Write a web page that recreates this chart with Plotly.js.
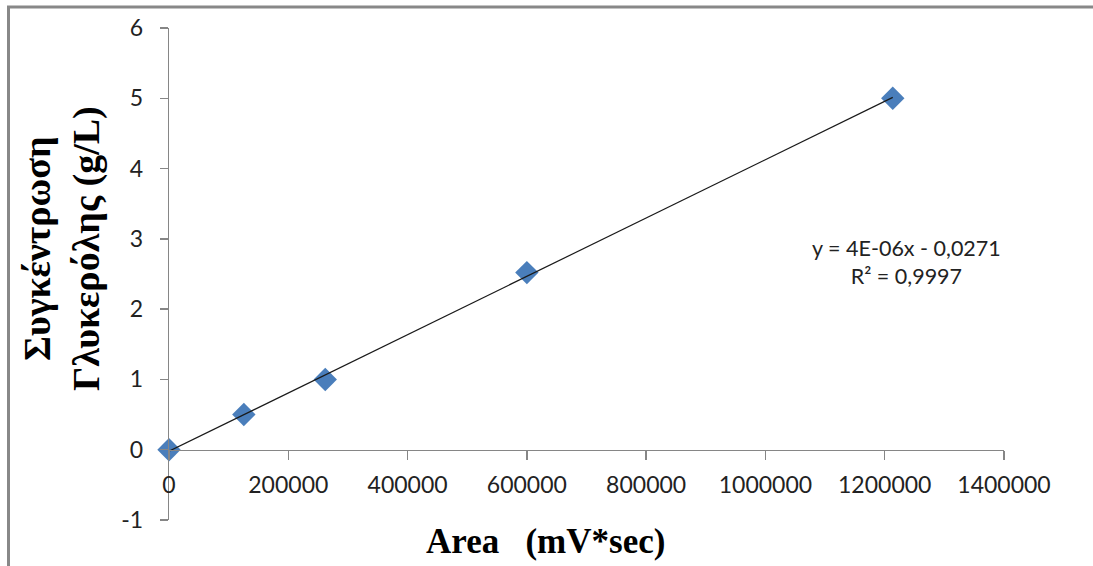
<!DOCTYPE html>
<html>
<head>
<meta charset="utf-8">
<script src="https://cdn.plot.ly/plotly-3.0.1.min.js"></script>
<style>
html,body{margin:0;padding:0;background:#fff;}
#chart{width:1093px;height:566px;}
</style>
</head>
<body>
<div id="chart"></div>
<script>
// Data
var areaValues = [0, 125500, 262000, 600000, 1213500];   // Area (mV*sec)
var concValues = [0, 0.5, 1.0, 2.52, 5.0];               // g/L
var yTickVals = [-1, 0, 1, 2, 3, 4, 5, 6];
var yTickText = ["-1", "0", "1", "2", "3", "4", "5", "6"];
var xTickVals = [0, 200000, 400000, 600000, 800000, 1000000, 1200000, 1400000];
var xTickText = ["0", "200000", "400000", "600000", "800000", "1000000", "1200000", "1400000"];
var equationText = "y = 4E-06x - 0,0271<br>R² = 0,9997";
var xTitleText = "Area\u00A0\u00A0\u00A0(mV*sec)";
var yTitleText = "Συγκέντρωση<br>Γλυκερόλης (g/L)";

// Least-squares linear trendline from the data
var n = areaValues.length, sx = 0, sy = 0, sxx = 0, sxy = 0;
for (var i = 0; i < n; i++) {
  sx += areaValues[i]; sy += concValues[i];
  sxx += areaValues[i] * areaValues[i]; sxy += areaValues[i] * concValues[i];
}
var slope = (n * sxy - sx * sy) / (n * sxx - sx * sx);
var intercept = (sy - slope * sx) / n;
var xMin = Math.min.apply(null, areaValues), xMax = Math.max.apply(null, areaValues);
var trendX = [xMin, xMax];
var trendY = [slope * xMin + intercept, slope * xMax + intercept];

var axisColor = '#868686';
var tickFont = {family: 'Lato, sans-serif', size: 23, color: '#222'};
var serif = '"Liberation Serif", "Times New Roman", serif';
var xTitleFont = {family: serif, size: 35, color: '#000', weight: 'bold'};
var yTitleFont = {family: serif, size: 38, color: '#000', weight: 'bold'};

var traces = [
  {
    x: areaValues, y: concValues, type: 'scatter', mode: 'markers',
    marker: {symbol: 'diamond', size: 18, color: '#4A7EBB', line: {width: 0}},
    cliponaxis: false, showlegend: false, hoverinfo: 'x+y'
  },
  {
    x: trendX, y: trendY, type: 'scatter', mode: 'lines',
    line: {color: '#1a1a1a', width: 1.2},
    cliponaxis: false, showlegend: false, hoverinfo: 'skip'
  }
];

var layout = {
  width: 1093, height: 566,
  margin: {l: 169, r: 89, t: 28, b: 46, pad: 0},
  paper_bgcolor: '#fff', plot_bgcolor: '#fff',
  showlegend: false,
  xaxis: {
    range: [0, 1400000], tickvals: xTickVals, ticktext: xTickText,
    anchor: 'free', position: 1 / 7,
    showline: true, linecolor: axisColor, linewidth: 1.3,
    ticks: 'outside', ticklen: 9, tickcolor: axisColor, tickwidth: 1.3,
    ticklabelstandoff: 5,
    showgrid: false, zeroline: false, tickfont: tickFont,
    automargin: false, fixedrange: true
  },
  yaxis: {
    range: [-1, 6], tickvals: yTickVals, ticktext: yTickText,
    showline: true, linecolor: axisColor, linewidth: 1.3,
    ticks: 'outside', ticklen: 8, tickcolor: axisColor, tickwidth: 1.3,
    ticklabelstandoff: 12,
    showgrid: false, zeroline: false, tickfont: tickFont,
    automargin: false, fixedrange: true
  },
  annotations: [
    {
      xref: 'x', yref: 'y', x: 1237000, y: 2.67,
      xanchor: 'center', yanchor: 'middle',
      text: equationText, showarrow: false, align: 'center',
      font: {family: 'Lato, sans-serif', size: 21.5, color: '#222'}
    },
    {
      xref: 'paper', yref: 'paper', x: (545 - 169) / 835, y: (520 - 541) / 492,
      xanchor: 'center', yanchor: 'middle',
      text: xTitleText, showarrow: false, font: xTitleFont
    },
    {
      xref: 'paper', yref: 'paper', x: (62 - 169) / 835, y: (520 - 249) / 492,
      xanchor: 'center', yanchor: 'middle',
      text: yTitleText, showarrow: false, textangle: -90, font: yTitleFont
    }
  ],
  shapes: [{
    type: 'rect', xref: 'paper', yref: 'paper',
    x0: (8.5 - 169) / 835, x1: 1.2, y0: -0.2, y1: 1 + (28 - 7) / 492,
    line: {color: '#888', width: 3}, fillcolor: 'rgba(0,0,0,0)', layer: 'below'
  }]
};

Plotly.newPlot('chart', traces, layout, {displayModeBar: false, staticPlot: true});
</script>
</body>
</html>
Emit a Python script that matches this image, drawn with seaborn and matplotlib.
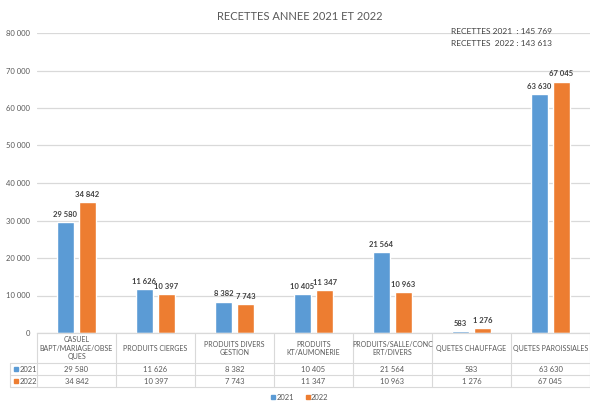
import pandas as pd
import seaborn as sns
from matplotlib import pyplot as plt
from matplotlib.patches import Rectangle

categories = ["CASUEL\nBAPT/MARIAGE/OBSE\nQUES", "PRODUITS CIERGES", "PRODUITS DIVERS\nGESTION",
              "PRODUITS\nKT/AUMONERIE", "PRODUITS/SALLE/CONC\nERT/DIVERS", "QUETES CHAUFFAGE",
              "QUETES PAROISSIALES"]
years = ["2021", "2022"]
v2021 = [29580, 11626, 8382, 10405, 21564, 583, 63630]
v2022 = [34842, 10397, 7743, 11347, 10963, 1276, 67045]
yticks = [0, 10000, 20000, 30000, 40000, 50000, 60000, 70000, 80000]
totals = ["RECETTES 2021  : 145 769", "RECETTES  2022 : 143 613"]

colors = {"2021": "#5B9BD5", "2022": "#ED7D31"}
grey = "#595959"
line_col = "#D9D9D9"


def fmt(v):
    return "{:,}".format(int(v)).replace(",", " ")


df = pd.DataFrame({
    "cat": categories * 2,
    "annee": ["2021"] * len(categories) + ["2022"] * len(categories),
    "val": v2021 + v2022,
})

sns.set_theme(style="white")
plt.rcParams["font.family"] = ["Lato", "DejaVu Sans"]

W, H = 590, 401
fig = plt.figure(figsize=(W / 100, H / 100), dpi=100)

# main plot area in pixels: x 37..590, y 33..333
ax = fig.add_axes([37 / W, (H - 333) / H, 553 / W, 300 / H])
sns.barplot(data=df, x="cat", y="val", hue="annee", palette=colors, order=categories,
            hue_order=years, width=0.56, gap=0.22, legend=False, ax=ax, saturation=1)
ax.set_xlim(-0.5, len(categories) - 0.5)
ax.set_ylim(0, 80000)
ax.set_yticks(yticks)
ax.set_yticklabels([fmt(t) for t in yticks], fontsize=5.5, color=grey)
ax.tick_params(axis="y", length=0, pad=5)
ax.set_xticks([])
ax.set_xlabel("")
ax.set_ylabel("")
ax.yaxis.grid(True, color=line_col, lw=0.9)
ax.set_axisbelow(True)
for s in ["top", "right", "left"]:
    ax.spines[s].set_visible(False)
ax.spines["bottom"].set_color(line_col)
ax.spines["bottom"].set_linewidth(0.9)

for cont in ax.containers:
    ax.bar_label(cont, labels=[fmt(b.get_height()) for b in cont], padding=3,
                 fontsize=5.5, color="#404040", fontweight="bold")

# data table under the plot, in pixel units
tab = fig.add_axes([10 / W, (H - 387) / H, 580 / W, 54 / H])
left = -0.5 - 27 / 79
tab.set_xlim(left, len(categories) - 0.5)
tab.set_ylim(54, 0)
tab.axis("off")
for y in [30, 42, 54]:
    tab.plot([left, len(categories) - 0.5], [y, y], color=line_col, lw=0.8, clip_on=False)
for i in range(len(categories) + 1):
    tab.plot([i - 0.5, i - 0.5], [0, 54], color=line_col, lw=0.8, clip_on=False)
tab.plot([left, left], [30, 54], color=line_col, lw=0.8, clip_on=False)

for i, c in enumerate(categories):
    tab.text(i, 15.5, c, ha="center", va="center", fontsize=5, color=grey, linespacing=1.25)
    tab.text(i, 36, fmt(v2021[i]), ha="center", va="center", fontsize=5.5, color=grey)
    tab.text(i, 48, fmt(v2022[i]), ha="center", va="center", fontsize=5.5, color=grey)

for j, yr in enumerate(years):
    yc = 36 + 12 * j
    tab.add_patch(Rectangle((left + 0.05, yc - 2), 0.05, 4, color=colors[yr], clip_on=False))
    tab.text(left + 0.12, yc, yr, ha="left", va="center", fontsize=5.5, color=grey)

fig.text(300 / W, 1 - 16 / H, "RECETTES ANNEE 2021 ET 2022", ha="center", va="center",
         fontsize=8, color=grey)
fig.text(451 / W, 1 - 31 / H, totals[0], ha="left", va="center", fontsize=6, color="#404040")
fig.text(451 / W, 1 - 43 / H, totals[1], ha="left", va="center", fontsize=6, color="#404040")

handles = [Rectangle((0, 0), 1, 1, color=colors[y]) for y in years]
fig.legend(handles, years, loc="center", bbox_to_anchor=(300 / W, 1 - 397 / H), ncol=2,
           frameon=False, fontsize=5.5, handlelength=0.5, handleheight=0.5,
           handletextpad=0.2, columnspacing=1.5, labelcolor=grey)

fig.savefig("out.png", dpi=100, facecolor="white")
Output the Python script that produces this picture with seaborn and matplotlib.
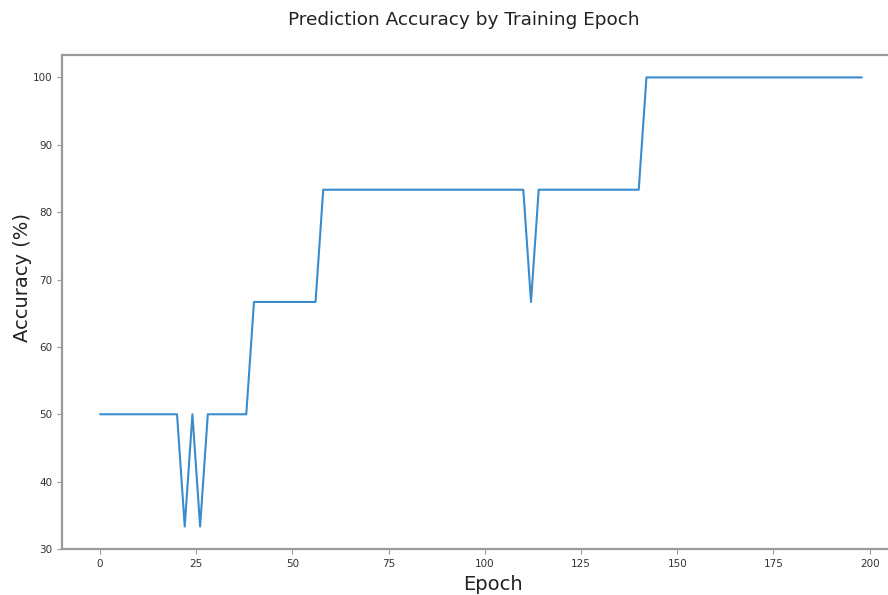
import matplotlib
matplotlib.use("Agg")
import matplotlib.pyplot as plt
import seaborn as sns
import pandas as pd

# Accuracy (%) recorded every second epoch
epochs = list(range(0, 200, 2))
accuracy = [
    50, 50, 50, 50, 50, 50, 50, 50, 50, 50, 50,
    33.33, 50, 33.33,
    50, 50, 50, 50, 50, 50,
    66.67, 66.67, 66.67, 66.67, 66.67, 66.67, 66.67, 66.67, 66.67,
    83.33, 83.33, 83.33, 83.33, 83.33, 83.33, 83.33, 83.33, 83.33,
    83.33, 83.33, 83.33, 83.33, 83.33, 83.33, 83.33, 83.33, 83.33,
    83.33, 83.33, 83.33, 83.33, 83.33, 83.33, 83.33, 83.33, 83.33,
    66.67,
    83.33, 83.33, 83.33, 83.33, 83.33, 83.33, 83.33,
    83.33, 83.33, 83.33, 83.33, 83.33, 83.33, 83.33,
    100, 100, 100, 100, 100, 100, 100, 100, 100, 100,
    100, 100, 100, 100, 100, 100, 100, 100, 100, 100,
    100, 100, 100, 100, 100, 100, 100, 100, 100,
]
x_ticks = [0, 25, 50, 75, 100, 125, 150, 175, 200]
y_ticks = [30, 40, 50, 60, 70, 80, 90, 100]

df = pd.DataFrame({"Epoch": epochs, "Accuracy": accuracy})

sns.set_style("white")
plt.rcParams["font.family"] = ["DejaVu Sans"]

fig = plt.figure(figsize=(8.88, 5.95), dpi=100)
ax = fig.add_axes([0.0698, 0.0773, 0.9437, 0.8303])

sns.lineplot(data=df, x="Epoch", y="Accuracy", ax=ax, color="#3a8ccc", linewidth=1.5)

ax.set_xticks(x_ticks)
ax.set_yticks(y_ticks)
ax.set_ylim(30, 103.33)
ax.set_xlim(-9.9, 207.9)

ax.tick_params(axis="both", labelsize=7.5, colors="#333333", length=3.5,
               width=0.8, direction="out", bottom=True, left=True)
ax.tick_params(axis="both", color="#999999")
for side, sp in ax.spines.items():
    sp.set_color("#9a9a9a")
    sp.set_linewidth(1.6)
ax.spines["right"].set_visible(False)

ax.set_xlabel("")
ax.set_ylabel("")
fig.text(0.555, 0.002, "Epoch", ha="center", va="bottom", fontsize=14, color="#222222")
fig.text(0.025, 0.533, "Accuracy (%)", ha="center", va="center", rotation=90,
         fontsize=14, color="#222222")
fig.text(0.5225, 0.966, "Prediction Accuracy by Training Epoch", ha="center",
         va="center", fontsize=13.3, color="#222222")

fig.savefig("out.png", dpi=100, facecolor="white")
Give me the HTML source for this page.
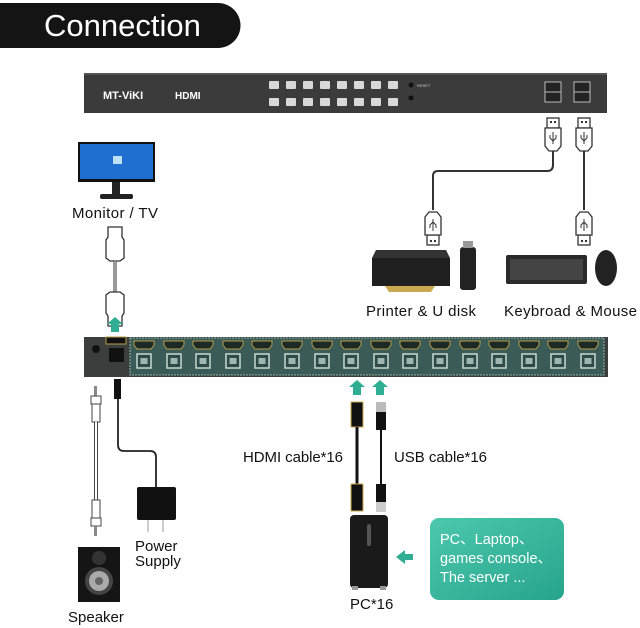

**Your objective**
Above are some records. Reproduce the lines from the one with "Output the Python" down to the one with "y_ticks = [30, 40, 50, 60, 70, 80, 90, 100]", keeping both, and leave every picture out.

**Response**
Output the Python script that produces this picture with seaborn and matplotlib.
import matplotlib
matplotlib.use("Agg")
import matplotlib.pyplot as plt
import seaborn as sns
import pandas as pd

# Accuracy (%) recorded every second epoch
epochs = list(range(0, 200, 2))
accuracy = [
    50, 50, 50, 50, 50, 50, 50, 50, 50, 50, 50,
    33.33, 50, 33.33,
    50, 50, 50, 50, 50, 50,
    66.67, 66.67, 66.67, 66.67, 66.67, 66.67, 66.67, 66.67, 66.67,
    83.33, 83.33, 83.33, 83.33, 83.33, 83.33, 83.33, 83.33, 83.33,
    83.33, 83.33, 83.33, 83.33, 83.33, 83.33, 83.33, 83.33, 83.33,
    83.33, 83.33, 83.33, 83.33, 83.33, 83.33, 83.33, 83.33, 83.33,
    66.67,
    83.33, 83.33, 83.33, 83.33, 83.33, 83.33, 83.33,
    83.33, 83.33, 83.33, 83.33, 83.33, 83.33, 83.33,
    100, 100, 100, 100, 100, 100, 100, 100, 100, 100,
    100, 100, 100, 100, 100, 100, 100, 100, 100, 100,
    100, 100, 100, 100, 100, 100, 100, 100, 100,
]
x_ticks = [0, 25, 50, 75, 100, 125, 150, 175, 200]
y_ticks = [30, 40, 50, 60, 70, 80, 90, 100]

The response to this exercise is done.